Why are traders expecting this? The election itself creates something called implied volatility—the idea that there could be wild price swings around the event. Strijers shared data showing a 72.29% implied volatility rate, suggesting prices could move around 3.78% after the election. If the election results in a favorable outcome for Bitcoin, like a Donald Trump win which some believe might boost Bitcoin, traders expect an upward price move.

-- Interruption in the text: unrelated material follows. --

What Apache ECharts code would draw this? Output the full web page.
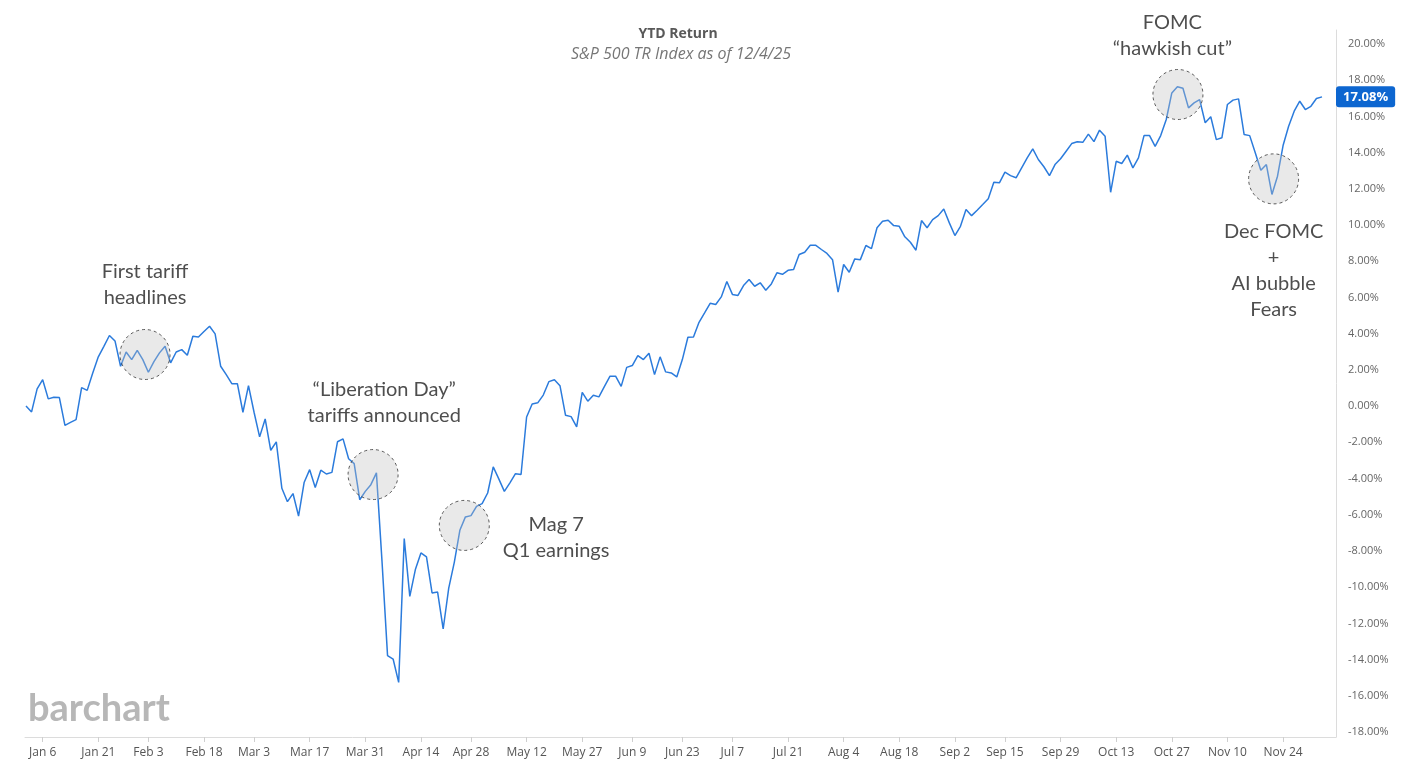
<!DOCTYPE html>
<html>
<head>
<meta charset="utf-8">
<style>
html,body{margin:0;padding:0;background:#fff;}
#chart{width:1407px;height:777px;}
</style>
<script src="https://cdn.jsdelivr.net/npm/echarts@6/dist/echarts.min.js"></script>
</head>
<body>
<div id="chart"></div>
<script>
// ---- DATA ----
// trading days from Dec 31, 2024 to Dec 4, 2025 (market closed days removed; Jan 9 kept as in source)
const startDate = '2024-12-31';
const endDate = '2025-12-04';
const closedDays = ['2025-01-01','2025-01-20','2025-02-17','2025-04-18','2025-05-26','2025-06-19','2025-07-04','2025-09-01','2025-11-27'];

// YTD total return, percent, one value per trading day
const ytdReturn = [
  0, -0.32, 0.95, 1.46, 0.40, 0.49, 0.47, -1.06, -0.90, -0.75,
  1.02, 0.87, 1.83, 2.72, 3.30, 3.90, 3.60, 2.20, 2.99, 2.57,
  3.08, 2.57, 1.87, 2.46, 2.94, 3.30, 2.39, 2.99, 3.12, 2.81,
  3.86, 3.82, 4.12, 4.41, 3.99, 2.20, 1.74, 1.24, 1.24, -0.34,
  1.13, -0.34, -1.70, -0.71, -2.44, -1.98, -4.54, -5.28, -4.83, -6.07,
  -4.22, -3.51, -4.50, -3.54, -3.75, -3.66, -1.97, -1.81, -2.91, -3.18,
  -5.17, -4.71, -4.34, -3.69, -8.55, -13.78, -13.97, -15.26, -7.32, -10.51,
  -9.03, -8.11, -8.33, -10.32, -10.27, -12.31, -10.05, -8.63, -6.86, -6.12,
  -6.05, -5.54, -5.39, -4.80, -3.36, -4.02, -4.71, -4.24, -3.73, -3.78,
  -0.60, 0.12, 0.18, 0.61, 1.35, 1.46, 1.13, -0.51, -0.58, -1.15,
  0.76, 0.27, 0.60, 0.51, 1.09, 1.65, 1.65, 1.09, 2.14, 2.24,
  2.79, 2.57, 2.92, 1.74, 2.72, 1.89, 1.83, 1.61, 2.57, 3.80,
  3.82, 4.63, 5.15, 5.68, 5.61, 6.03, 6.88, 6.17, 6.11, 6.66,
  6.99, 6.62, 6.81, 6.40, 6.75, 7.36, 7.28, 7.50, 7.54, 8.37,
  8.50, 8.88, 8.88, 8.65, 8.43, 8.09, 6.29, 7.82, 7.39, 8.13,
  8.09, 8.87, 8.70, 9.85, 10.21, 10.27, 9.97, 9.93, 9.35, 9.05,
  8.61, 10.25, 9.85, 10.30, 10.52, 10.89, 10.12, 9.42, 9.93, 10.86,
  10.52, 10.82, 11.13, 11.45, 12.36, 12.33, 12.92, 12.73, 12.61, 13.16,
  13.71, 14.21, 13.62, 13.22, 12.73, 13.34, 13.66, 14.08, 14.50, 14.60,
  14.57, 15.02, 14.61, 15.24, 14.91, 11.81, 13.52, 13.40, 13.86, 13.16,
  13.71, 14.94, 14.94, 14.35, 14.94, 15.83, 17.30, 17.64, 17.56, 16.47,
  16.75, 16.93, 15.65, 15.98, 14.72, 14.82, 16.66, 16.90, 16.97, 15.00,
  14.94, 13.99, 13.03, 13.34, 11.69, 12.70, 14.39, 15.46, 16.29, 16.84,
  16.38, 16.56, 16.99, 17.08
];

const xTickLabels = ['Jan 6','Jan 21','Feb 3','Feb 18','Mar 3','Mar 17','Mar 31','Apr 14','Apr 28','May 12','May 27','Jun 9','Jun 23','Jul 7','Jul 21','Aug 4','Aug 18','Sep 2','Sep 15','Sep 29','Oct 13','Oct 27','Nov 10','Nov 24'];
const yMin = -18, yMax = 20, yStep = 2;
const lastValueLabel = 17.08;
const titleText = 'YTD Return';
const subtitleText = 'S&P 500 TR Index as of 12/4/25';

// annotation circles: [trading-day index, value]
const circleSpots = [[21.4, 2.85], [62.4, -3.78], [78.8, -6.59], [207.1, 17.21], [224.3, 12.55]];
// annotation texts: [trading-day index, value, text]
const noteTexts = [
  [21.4, 6.71, 'First tariff\nheadlines'],
  [64.4, 0.17, '\u201cLiberation Day\u201d\ntariffs announced'],
  [95.3, -7.27, 'Mag 7\nQ1 earnings'],
  [206.1, 20.45, 'FOMC\n\u201chawkish cut\u201d'],
  [224.3, 7.49, 'Dec FOMC\n+\nAI bubble\nFears']
];

// ---- build categories ----
const monthNames = ['Jan','Feb','Mar','Apr','May','Jun','Jul','Aug','Sep','Oct','Nov','Dec'];
function iso(d){return d.toISOString().slice(0,10);}
const categories = [];
for (let d = new Date(startDate + 'T00:00:00Z'); iso(d) <= endDate; d.setUTCDate(d.getUTCDate()+1)) {
  const wd = d.getUTCDay();
  if (wd === 0 || wd === 6) continue;
  if (closedDays.includes(iso(d))) continue;
  categories.push(monthNames[d.getUTCMonth()] + ' ' + d.getUTCDate());
}
const lastIndex = categories.length - 1;

const chart = echarts.init(document.getElementById('chart'));
const plotL = 26, plotR = 85, frameR = 71;
const showTick = function (i, v) { return xTickLabels.includes(v); };
const titleX = 678;

const option = {
  animation: false,
  backgroundColor: '#fff',
  grid: [
    {left: plotL, right: plotR, top: 44, bottom: 45},   // plot area
    {left: plotL, right: frameR, top: 44, bottom: 45},  // value labels
    {left: 25, right: frameR, top: 30, bottom: 40},     // frame lines
    {left: plotL, right: plotR, top: 30, bottom: 40}    // date ticks/labels
  ],
  xAxis: [
    {type: 'category', gridIndex: 0, data: categories, boundaryGap: false, show: false},
    {type: 'value', gridIndex: 0, min: 0, max: lastIndex, show: false},
    {type: 'value', gridIndex: 1, min: 0, max: 1, show: false},
    {type: 'value', gridIndex: 2, min: 0, max: 1,
      axisLine: {show: true, onZero: false, lineStyle: {color: '#dcdcdc', width: 1}},
      axisTick: {show: false}, axisLabel: {show: false}, splitLine: {show: false}},
    {
      type: 'category', gridIndex: 3, data: categories, boundaryGap: false,
      axisLine: {show: false},
      axisTick: {show: true, length: 5, lineStyle: {color: '#cfcfcf'}, interval: showTick},
      axisLabel: {show: true, color: '#555', fontFamily: 'Open Sans', fontSize: 12, margin: 10, interval: showTick},
      splitLine: {show: false}
    }
  ],
  yAxis: [
    {type: 'value', gridIndex: 0, min: yMin, max: yMax, show: false},
    {
      type: 'value', gridIndex: 1, position: 'right', min: yMin, max: yMax, interval: yStep,
      axisLine: {show: false}, axisTick: {show: false}, splitLine: {show: false},
      axisLabel: {color: '#666', fontFamily: 'Open Sans', fontSize: 11, margin: 12,
        formatter: function (v) { return v.toFixed(2) + '%'; }},
      axisPointer: {
        show: true, type: 'line', value: lastValueLabel, status: 'show', triggerTooltip: false,
        lineStyle: {opacity: 0, width: 0},
        handle: {show: false},
        label: {show: true, backgroundColor: '#0d66d0', color: '#fff', fontWeight: 'bold',
          fontFamily: 'Open Sans', fontSize: 13, padding: [4, 7, 4, 7], margin: 0,
          formatter: function (p) { return Number(p.value).toFixed(2) + '%'; }}
      }
    },
    {
      type: 'value', gridIndex: 2, position: 'right', min: 0, max: 1,
      axisLine: {show: true, onZero: false, lineStyle: {color: '#dcdcdc', width: 1}},
      axisTick: {show: false}, axisLabel: {show: false}, splitLine: {show: false}
    },
    {type: 'value', gridIndex: 3, min: 0, max: 1, show: false}
  ],
  graphic: [
    {type: 'text', x: titleX, y: 34, style: {text: titleText, fill: '#595959',
      font: 'bold 14px "Open Sans"', textAlign: 'center', textVerticalAlign: 'middle'}},
    {type: 'text', x: titleX + 3, y: 54, style: {text: subtitleText, fill: '#767676',
      font: 'italic 16px "Open Sans"', textAlign: 'center', textVerticalAlign: 'middle'}},
    {type: 'text', left: 28, top: 690, style: {text: 'barchart', fill: '#b7b7b7',
      font: 'bold 38px Lato'}}
  ],
  series: [
    {
      type: 'line', xAxisIndex: 0, yAxisIndex: 0, data: ytdReturn,
      showSymbol: false, symbol: 'none', z: 2,
      lineStyle: {color: '#2b7bdc', width: 1.5}
    },
    {
      type: 'scatter', xAxisIndex: 1, yAxisIndex: 0, data: circleSpots, z: 5, clip: false,
      symbol: 'circle', symbolSize: 50, silent: true,
      itemStyle: {color: 'rgba(195,195,195,0.45)', borderColor: '#333', borderWidth: 1, borderType: [3, 3]}
    },
    {
      type: 'scatter', xAxisIndex: 1, yAxisIndex: 0, z: 6, clip: false, silent: true,
      symbolSize: 0,
      data: noteTexts.map(function (t) { return {value: [t[0], t[1]], text: t[2]}; }),
      label: {show: true, position: 'inside', color: '#222', fontFamily: 'Lato', fontSize: 20,
        lineHeight: 26, align: 'center', verticalAlign: 'middle',
        formatter: function (p) { return p.data.text; }}
    }
  ]
};
chart.setOption(option);
</script>
</body>
</html>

The Bigger Picture: Bitcoin as a Hedge Against Inflation

Geoff Kendrick from Standard Chartered has a theory here. He believes Bitcoin is more than just another asset—it’s an inflation hedge. With inflation rising in the U.S., people are looking for assets like Bitcoin that may hold value better than the dollar. So, traders are not just reacting to the election; they’re betting that people will increasingly turn to Bitcoin to protect their wealth, especially as global markets face uncertainty.

Market Strategies in Play

Joshua Lim, CEO of Arbelos Markets, explains that traders are also selling pre-election options (for a quick profit) and using that money to buy post-election options, betting on a price boom afterward. It’s a strategic move to lower costs and maximize potential profits from a post-election price surge.

What Makes This Important for Your Knowledge?

Understanding these trading strategies and why they’re used can help you make more informed decisions if you plan to trade or invest in Bitcoin. Here’s why this article matters:

  1. Insight into Market Sentiment: It shows how world events, like a U.S. election, influence the price of Bitcoin.
  2. Learning Market Psychology: It’s not just about price predictions—it’s about how traders feel and what they expect, both of which drive real market changes.
  3. Key Trading Terms and Tactics: Terms like call/put options and implied volatility are part of the language of finance. Understanding them gives you tools to assess market risks and opportunities.
  4. Long-Term Thinking: With traders focusing on Bitcoin as an inflation hedge, it signals a broader interest in Bitcoin’s role in global finance.

So, why does this article matter? It’s about learning to read market moves, understanding what motivates traders, and getting familiar with the potential of Bitcoin to respond to major events—like a presidential election. By digging into these strategies and terms, you’re not just watching from the sidelines; you’re building the skills to interpret and act on market shifts in the future.